TASK TO CARRY OUT: Transcribe the whole listing without a single picture.

DATA SECTION:

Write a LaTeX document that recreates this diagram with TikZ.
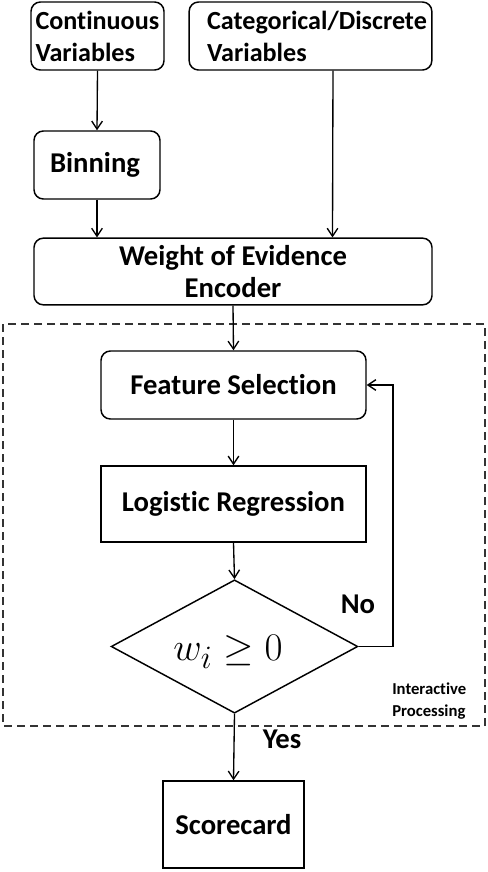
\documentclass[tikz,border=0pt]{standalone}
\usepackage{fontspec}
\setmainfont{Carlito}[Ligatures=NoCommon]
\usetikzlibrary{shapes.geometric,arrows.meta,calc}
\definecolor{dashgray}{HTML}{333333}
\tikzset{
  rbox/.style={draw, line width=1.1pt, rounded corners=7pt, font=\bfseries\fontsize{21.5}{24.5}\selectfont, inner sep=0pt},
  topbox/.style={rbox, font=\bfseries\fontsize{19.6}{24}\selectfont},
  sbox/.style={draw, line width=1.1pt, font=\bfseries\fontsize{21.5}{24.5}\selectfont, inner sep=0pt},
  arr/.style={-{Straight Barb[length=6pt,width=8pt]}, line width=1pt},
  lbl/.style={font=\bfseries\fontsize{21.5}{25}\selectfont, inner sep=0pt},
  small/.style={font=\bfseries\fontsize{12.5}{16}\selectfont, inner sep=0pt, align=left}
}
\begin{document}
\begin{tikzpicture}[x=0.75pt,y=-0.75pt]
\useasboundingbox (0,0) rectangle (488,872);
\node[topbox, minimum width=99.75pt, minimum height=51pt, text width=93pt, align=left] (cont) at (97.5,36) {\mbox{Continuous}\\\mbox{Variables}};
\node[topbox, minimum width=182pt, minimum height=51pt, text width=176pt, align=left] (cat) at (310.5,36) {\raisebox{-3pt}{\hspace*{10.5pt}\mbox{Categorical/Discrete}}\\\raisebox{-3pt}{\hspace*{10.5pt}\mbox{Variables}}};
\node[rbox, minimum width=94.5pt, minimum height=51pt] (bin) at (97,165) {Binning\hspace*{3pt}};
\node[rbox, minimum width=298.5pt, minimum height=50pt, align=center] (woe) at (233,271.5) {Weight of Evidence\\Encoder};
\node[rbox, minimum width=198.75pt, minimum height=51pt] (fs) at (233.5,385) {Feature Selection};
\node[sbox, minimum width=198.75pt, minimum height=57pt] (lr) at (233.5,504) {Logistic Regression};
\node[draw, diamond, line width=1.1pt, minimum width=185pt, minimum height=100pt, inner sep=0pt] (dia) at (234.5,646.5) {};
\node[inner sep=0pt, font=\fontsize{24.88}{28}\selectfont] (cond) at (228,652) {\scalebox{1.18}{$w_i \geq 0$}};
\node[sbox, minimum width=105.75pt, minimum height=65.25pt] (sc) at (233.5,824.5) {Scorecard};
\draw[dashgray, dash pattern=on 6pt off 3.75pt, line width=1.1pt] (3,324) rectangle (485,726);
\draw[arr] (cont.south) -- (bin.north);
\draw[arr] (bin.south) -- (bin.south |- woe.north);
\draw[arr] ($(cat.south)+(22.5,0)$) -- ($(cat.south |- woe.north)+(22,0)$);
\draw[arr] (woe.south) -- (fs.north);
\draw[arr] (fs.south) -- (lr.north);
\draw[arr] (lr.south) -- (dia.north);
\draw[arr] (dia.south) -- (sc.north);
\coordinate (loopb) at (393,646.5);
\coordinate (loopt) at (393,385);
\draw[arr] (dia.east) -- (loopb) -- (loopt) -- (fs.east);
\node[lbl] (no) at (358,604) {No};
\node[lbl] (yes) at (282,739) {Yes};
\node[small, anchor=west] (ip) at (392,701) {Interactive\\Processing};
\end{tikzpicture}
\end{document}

SOLVED EXERCISE:
Write a LaTeX document that recreates this diagram with TikZ.
\documentclass[tikz,border=0pt]{standalone}
\usepackage{fontspec}
\setmainfont{Carlito}[Ligatures=NoCommon]
\usetikzlibrary{shapes.geometric,arrows.meta,calc}
\definecolor{dashgray}{HTML}{333333}
\tikzset{
  rbox/.style={draw, line width=1.1pt, rounded corners=7pt, font=\bfseries\fontsize{21.5}{24.5}\selectfont, inner sep=0pt},
  topbox/.style={rbox, font=\bfseries\fontsize{19.6}{24}\selectfont},
  sbox/.style={draw, line width=1.1pt, font=\bfseries\fontsize{21.5}{24.5}\selectfont, inner sep=0pt},
  arr/.style={-{Straight Barb[length=6pt,width=8pt]}, line width=1pt},
  lbl/.style={font=\bfseries\fontsize{21.5}{25}\selectfont, inner sep=0pt},
  small/.style={font=\bfseries\fontsize{12.5}{16}\selectfont, inner sep=0pt, align=left}
}
\begin{document}
\begin{tikzpicture}[x=0.75pt,y=-0.75pt]
\useasboundingbox (0,0) rectangle (488,872);
\node[topbox, minimum width=99.75pt, minimum height=51pt, text width=93pt, align=left] (cont) at (97.5,36) {\mbox{Continuous}\\\mbox{Variables}};
\node[topbox, minimum width=182pt, minimum height=51pt, text width=176pt, align=left] (cat) at (310.5,36) {\raisebox{-3pt}{\hspace*{10.5pt}\mbox{Categorical/Discrete}}\\\raisebox{-3pt}{\hspace*{10.5pt}\mbox{Variables}}};
\node[rbox, minimum width=94.5pt, minimum height=51pt] (bin) at (97,165) {Binning\hspace*{3pt}};
\node[rbox, minimum width=298.5pt, minimum height=50pt, align=center] (woe) at (233,271.5) {Weight of Evidence\\Encoder};
\node[rbox, minimum width=198.75pt, minimum height=51pt] (fs) at (233.5,385) {Feature Selection};
\node[sbox, minimum width=198.75pt, minimum height=57pt] (lr) at (233.5,504) {Logistic Regression};
\node[draw, diamond, line width=1.1pt, minimum width=185pt, minimum height=100pt, inner sep=0pt] (dia) at (234.5,646.5) {};
\node[inner sep=0pt, font=\fontsize{24.88}{28}\selectfont] (cond) at (228,652) {\scalebox{1.18}{$w_i \geq 0$}};
\node[sbox, minimum width=105.75pt, minimum height=65.25pt] (sc) at (233.5,824.5) {Scorecard};
\draw[dashgray, dash pattern=on 6pt off 3.75pt, line width=1.1pt] (3,324) rectangle (485,726);
\draw[arr] (cont.south) -- (bin.north);
\draw[arr] (bin.south) -- (bin.south |- woe.north);
\draw[arr] ($(cat.south)+(22.5,0)$) -- ($(cat.south |- woe.north)+(22,0)$);
\draw[arr] (woe.south) -- (fs.north);
\draw[arr] (fs.south) -- (lr.north);
\draw[arr] (lr.south) -- (dia.north);
\draw[arr] (dia.south) -- (sc.north);
\coordinate (loopb) at (393,646.5);
\coordinate (loopt) at (393,385);
\draw[arr] (dia.east) -- (loopb) -- (loopt) -- (fs.east);
\node[lbl] (no) at (358,604) {No};
\node[lbl] (yes) at (282,739) {Yes};
\node[small, anchor=west] (ip) at (392,701) {Interactive\\Processing};
\end{tikzpicture}
\end{document}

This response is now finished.